> _Task requirements_:
Collect all lines from the listing that include the string "chart".

> _Given data_:
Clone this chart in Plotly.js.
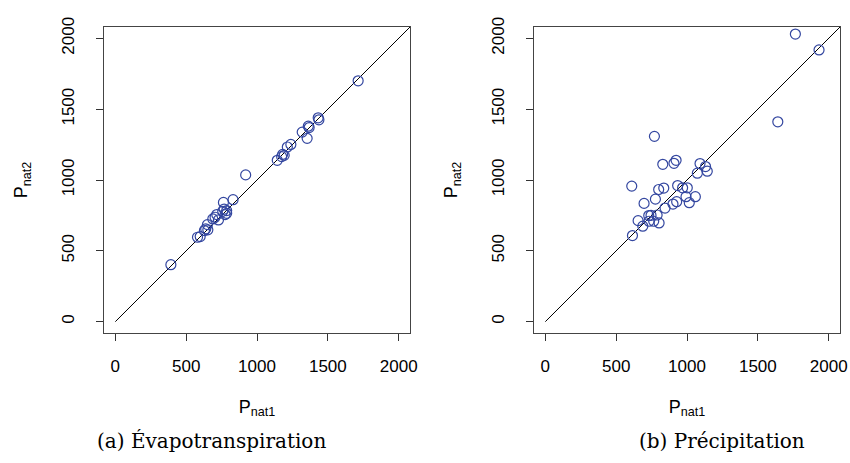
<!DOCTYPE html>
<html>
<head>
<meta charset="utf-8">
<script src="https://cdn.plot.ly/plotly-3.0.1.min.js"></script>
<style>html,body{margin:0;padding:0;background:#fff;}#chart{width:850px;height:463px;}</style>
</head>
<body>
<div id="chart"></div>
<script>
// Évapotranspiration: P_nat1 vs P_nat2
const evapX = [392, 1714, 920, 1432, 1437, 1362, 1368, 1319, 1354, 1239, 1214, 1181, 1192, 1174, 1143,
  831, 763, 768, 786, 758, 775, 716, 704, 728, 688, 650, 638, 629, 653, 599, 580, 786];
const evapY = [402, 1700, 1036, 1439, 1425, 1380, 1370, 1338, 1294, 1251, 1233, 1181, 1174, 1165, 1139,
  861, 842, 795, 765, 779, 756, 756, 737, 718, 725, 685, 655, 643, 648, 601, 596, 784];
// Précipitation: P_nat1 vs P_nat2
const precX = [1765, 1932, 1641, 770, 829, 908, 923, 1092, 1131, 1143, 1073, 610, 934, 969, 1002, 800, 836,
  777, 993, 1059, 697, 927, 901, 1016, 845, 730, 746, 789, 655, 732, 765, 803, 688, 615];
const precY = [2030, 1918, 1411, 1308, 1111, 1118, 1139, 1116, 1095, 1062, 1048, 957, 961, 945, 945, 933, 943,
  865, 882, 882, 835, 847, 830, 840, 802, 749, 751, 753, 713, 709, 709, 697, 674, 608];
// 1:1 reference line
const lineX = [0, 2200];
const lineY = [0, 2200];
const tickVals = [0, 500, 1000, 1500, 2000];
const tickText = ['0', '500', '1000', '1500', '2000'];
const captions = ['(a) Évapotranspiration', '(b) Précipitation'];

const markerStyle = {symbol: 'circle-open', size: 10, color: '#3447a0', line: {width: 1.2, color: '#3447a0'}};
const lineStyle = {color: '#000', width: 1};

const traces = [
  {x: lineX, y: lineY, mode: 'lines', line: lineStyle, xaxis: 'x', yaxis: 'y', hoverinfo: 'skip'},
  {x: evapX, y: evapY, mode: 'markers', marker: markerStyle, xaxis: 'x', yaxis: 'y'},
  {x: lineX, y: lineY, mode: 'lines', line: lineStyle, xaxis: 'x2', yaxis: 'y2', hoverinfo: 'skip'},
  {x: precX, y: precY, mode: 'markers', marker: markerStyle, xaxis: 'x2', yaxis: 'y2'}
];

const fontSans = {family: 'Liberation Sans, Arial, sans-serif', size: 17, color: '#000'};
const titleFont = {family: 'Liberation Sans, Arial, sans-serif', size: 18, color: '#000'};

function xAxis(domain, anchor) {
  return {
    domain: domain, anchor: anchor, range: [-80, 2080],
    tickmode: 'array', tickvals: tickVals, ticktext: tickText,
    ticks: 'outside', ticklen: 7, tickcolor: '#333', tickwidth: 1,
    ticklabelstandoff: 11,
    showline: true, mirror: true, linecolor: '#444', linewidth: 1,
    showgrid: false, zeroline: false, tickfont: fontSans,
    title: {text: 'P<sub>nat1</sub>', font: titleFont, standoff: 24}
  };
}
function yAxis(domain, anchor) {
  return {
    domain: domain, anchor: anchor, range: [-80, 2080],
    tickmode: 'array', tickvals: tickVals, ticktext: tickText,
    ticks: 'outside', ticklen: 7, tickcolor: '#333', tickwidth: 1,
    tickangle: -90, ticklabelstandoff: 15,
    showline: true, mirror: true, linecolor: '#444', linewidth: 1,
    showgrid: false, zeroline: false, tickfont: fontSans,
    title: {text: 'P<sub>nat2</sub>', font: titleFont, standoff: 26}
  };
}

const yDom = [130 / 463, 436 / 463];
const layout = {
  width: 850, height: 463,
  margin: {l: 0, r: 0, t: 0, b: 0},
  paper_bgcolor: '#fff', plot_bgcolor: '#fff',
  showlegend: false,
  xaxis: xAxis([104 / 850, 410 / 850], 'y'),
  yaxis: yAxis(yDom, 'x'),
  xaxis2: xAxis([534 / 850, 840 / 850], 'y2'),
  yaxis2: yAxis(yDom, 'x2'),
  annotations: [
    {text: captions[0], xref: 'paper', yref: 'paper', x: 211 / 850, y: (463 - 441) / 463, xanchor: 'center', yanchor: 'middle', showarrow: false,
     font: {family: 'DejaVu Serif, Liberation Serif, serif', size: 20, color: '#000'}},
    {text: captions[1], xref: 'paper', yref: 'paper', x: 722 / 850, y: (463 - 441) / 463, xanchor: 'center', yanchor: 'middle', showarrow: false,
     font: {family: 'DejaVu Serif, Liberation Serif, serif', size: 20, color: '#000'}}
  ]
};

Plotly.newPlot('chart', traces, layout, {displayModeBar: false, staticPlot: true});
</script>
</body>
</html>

> _Output below_:
Clone this chart in Plotly.js.
<style>html,body{margin:0;padding:0;background:#fff;}#chart{width:850px;height:463px;}</style>
<div id="chart"></div>
Plotly.newPlot('chart', traces, layout, {displayModeBar: false, staticPlot: true});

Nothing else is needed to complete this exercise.